- DVD release cover
- Directed by: Uwe Boll
- Written by: Robert Dean Klein
- Story by: Uwe Boll
- Produced by: Shawn Williamson Wolfgang Herold
- Starring: Jürgen Prochnow María Conchita Alonso Clint Howard Miles Meadows Brendan Fletcher Lochlyn Munro Will Sanderson Maeve Quinlan Patrick Muldoon Michael Pare Elisabeth Rosen
- Cinematography: Mathias Neumann
- Edited by: David Richardson
- Music by: Reinhard Besser
- Release date: September 5, 2002 (Oldenburg International Film Festival);
- Running time: 87 minutes
- Countries: Canada Germany
- Language: English

= Heart of America (film) =

Heart of America (also released as Home Room) is a 2002 Canadian-German drama film directed by Uwe Boll and written by Robert Dean Klein about the events leading up to and revolving around a shooting on the final day of school. The film features an ensemble cast including Jürgen Prochnow, Michael Paré, Elisabeth Moss, Patrick Muldoon, Clint Howard, and Brendan Fletcher. The film also addresses the issue of school bullying.

==Plot ==
The last day of school contains many problems for both teachers and students of Riverside High School, and there are multiple storylines about this.

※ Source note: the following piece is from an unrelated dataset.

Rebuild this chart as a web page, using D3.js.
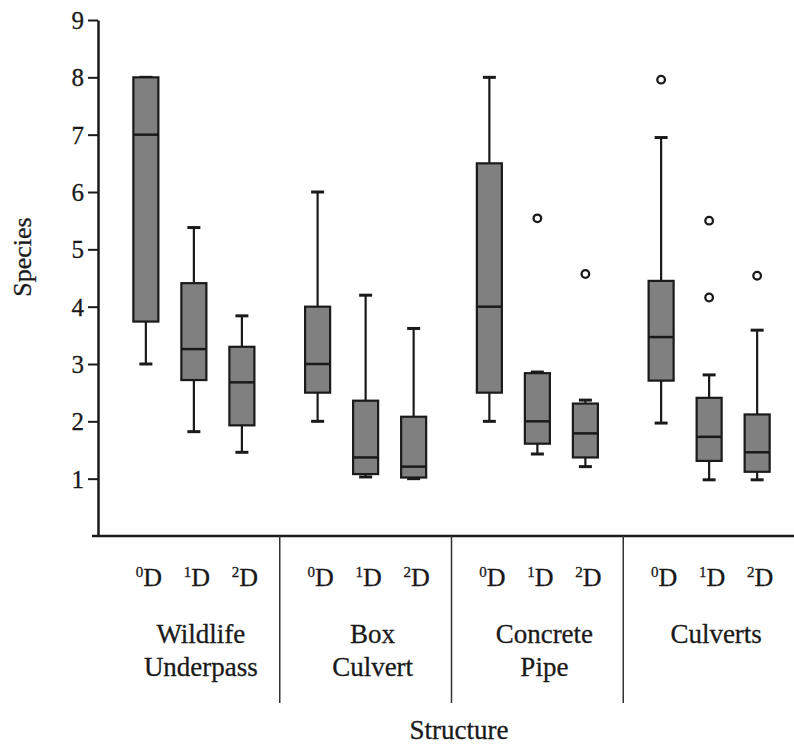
<!DOCTYPE html>
<html>
<head>
<meta charset="utf-8">
<script src="https://cdn.jsdelivr.net/npm/d3@7"></script>
<style>
  html, body { margin: 0; padding: 0; background: #fff; }
  svg { display: block; }
</style>
</head>
<body>
<svg id="chart" width="794" height="744"></svg>
<script>
// ---- data ----
const structures = ["Wildlife Underpass", "Box Culvert", "Concrete Pipe", "Culverts"];
const structureLabelLines = [["Wildlife", "Underpass"], ["Box", "Culvert"], ["Concrete", "Pipe"], ["Culverts"]];
const distances = ["0", "1", "2"];          // superscript before "D"
const whiskerLow = [[3.00, 1.82, 1.46], [2.00, 1.03, 1.00], [2.00, 1.43, 1.21], [1.97, 0.98, 0.98]];
const q1Values   = [[3.74, 2.72, 1.93], [2.50, 1.08, 1.02], [2.50, 1.61, 1.37], [2.71, 1.31, 1.12]];
const medians    = [[7.00, 3.26, 2.68], [3.00, 1.37, 1.21], [4.00, 2.00, 1.79], [3.47, 1.73, 1.46]];
const q3Values   = [[8.00, 4.41, 3.30], [4.00, 2.36, 2.08], [6.50, 2.84, 2.31], [4.45, 2.41, 2.12]];
const whiskerHigh= [[8.00, 5.38, 3.84], [6.00, 4.20, 3.62], [8.00, 2.86, 2.37], [6.95, 2.81, 3.59]];
// outliers: [structure index, distance index, value]
const outliers = [[2, 1, 5.54], [2, 2, 4.57], [3, 0, 7.96], [3, 1, 5.50], [3, 1, 4.16], [3, 2, 4.54]];
const yTicks = [1, 2, 3, 4, 5, 6, 7, 8, 9];
const yTitle = "Species";
const xTitle = "Structure";

// ---- layout ----
const FONT = "Liberation Serif";
const ink = "#1a1a1a";
const svg = d3.select("#chart");
const axisX = 98, axisBottom = 536, axisTop = 20;

const y = d3.scaleLinear().domain([0, 9]).range([axisBottom, axisTop]);
const xg = d3.scaleBand().domain(structures).range([108, 795]).paddingInner(0).paddingOuter(0);
const xi = d3.scaleBand().domain(distances).range([0, xg.bandwidth()])
  .paddingInner(0.479).paddingOuter(0.528);
const bw = xi.bandwidth();

const boxes = [];
structures.forEach((s, si) => distances.forEach((d, di) => {
  boxes.push({ s, d, si, di,
    lo: whiskerLow[si][di], q1: q1Values[si][di], med: medians[si][di],
    q3: q3Values[si][di], hi: whiskerHigh[si][di] });
}));
const cx = b => xg(b.s) + xi(b.d) + bw / 2;

// ---- axes ----
const yAxis = d3.axisLeft(y).tickValues(yTicks).tickFormat(d3.format("d"))
  .tickSize(10).tickSizeOuter(0).tickPadding(4);
const gy = svg.append("g").attr("transform", `translate(${axisX},0)`).call(yAxis)
  .attr("font-family", FONT);
gy.select(".domain").attr("stroke", ink).attr("stroke-width", 2.5);
gy.selectAll(".tick line").attr("stroke", ink).attr("stroke-width", 2);
gy.selectAll(".tick text").attr("font-size", 25).attr("dy", "0.34em")
  .style("font-family", FONT).attr("fill", ink)
  .attr("stroke", ink).attr("stroke-width", 0.3);

// x axis baseline
svg.append("line").attr("x1", axisX - 6).attr("x2", 794)
  .attr("y1", axisBottom).attr("y2", axisBottom)
  .attr("stroke", ink).attr("stroke-width", 2.5);

// group separators
structures.slice(1).forEach(s => {
  svg.append("line").attr("x1", xg(s)).attr("x2", xg(s))
    .attr("y1", axisBottom).attr("y2", 703)
    .attr("stroke", "#333").attr("stroke-width", 1.5);
});

// ---- boxes ----
const g = svg.append("g");
const bg = g.selectAll("g.box").data(boxes).join("g").attr("class", "box");
bg.append("line").attr("x1", cx).attr("x2", cx)
  .attr("y1", b => y(b.hi)).attr("y2", b => y(b.q3))
  .attr("stroke", ink).attr("stroke-width", 2.2);
bg.append("line").attr("x1", cx).attr("x2", cx)
  .attr("y1", b => y(b.q1)).attr("y2", b => y(b.lo))
  .attr("stroke", ink).attr("stroke-width", 2.2);
bg.append("line").attr("x1", b => cx(b) - 6.5).attr("x2", b => cx(b) + 6.5)
  .attr("y1", b => y(b.hi)).attr("y2", b => y(b.hi))
  .attr("stroke", ink).attr("stroke-width", 3);
bg.append("line").attr("x1", b => cx(b) - 6.5).attr("x2", b => cx(b) + 6.5)
  .attr("y1", b => y(b.lo)).attr("y2", b => y(b.lo))
  .attr("stroke", ink).attr("stroke-width", 3);
bg.append("rect").attr("x", b => cx(b) - bw / 2).attr("width", bw)
  .attr("y", b => y(b.q3)).attr("height", b => y(b.q1) - y(b.q3))
  .attr("fill", "#808080").attr("stroke", ink).attr("stroke-width", 2.2);
bg.append("line").attr("x1", b => cx(b) - bw / 2).attr("x2", b => cx(b) + bw / 2)
  .attr("y1", b => y(b.med)).attr("y2", b => y(b.med))
  .attr("stroke", ink).attr("stroke-width", 2.5);

g.selectAll("circle.out").data(outliers).join("circle").attr("class", "out")
  .attr("cx", o => xg(structures[o[0]]) + xi(distances[o[1]]) + bw / 2)
  .attr("cy", o => y(o[2])).attr("r", 3.8)
  .attr("fill", "#fff").attr("stroke", ink).attr("stroke-width", 2.3);

// ---- category labels ----
const sub = svg.append("g");
boxes.forEach(b => {
  const t = sub.append("text").attr("x", cx(b) + 3).attr("y", 586)
    .attr("text-anchor", "middle").attr("font-size", 26).style("font-family", FONT)
    .attr("fill", ink).attr("stroke", ink).attr("stroke-width", 0.3);
  t.append("tspan").attr("font-size", 15).attr("dy", -9).text(b.d);
  t.append("tspan").attr("dy", 9).text("D");
});

structures.forEach((s, si) => {
  const t = svg.append("text").attr("x", xg(s) + xg.bandwidth() / 2 + 7)
    .attr("y", 643).attr("text-anchor", "middle").attr("font-size", 27)
    .style("font-family", FONT).attr("fill", ink).attr("stroke", ink).attr("stroke-width", 0.3);
  structureLabelLines[si].forEach((line, li) => {
    t.append("tspan").attr("x", xg(s) + xg.bandwidth() / 2 + 7)
      .attr("dy", li === 0 ? 0 : 33).text(line);
  });
});

svg.append("text").attr("x", 459).attr("y", 739).attr("text-anchor", "middle")
  .attr("font-size", 27).style("font-family", FONT).attr("fill", ink)
  .attr("stroke", ink).attr("stroke-width", 0.3).text(xTitle);

svg.append("text").attr("transform", "translate(31,257) rotate(-90)")
  .attr("text-anchor", "middle").attr("font-size", 26).style("font-family", FONT)
  .attr("fill", ink).attr("stroke", ink).attr("stroke-width", 0.3).text(yTitle);
</script>
</body>
</html>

The principal, Harold Lewis, must discipline English teacher William Pratt, who has let his professional frustrations get the better of him, while guidance counselor Vanessa Jones attempts to get through to student drug dealer Wex Presley, who is ruining her students.

Meanwhile, Principal Lewis' daughter, Karen, is having trouble with her boyfriend, Tommy Bruno, outcast Dara McDermott craves drugs, a pregnant girl named Robin Walters argues with her boyfriend, Kevin Rhodes about her future options; and bully Ricky Herman begins to recognize the consequences of his actions.

Unbeknownst to these people, two bullied students and best friends Daniel Lynne and Barry Shultz are about to shoot up the school as an act of revenge against their tormentors. Barry, however, is having second thoughts, while the seething Daniel prepares to unleash his rage. Daniel decides to attack his high school on the last day, insisting that he does not care if he lives or dies, tired of constant harshness and abuse from his uncaring father, Artie and from bullies at school; Ricky among them. On the last day, Daniel carries out his plan, aided by Dara who spontaneously joins him. Daniel confronts three of his past tormentors: Paul, Ricky, and Jeff and kills them. Kevin is shot and killed when he and Robin come into the line of fire, much to Daniel's regret while Robin is spared. Meanwhile, Dara walks into her English class and kills Mr. Pratt, and Karen, who had been a rival for the attentions of Tommy. Dara is then subdued by bully Donny Pritzee and is turned over to the police. Barry walks away from the school, having bailed out on the plan, believing there are other responses to the abuse he and Daniel suffered in the past. A lone gunshot then rings out as Daniel commits suicide.

As the film ends, a reporter informs the public of the school shooting, revealing that Daniel committed suicide, and the camera turns away from the TV to show Barry's and Daniel's shocked parents watching. At Daniel's home, the phone begins to ring, but Artie cannot bring himself to pick it up. The film then ends as a voice lists off major incidents of violence perpetrated by minors.

==Reception==
===Release===
Heart of America has a 20% 'rotten' rating on Rotten Tomatoes based on 5 reviews.

===Critical response===
Richard Propes of The Independent Critic wrote in his review: "I will say, in all honesty, that if I had not seen "Elephant" prior to this film I'd have been tempted to grace this film with a C−. In some ways, it tries and does take a rather unique approach (if overwhelming) to telling the story."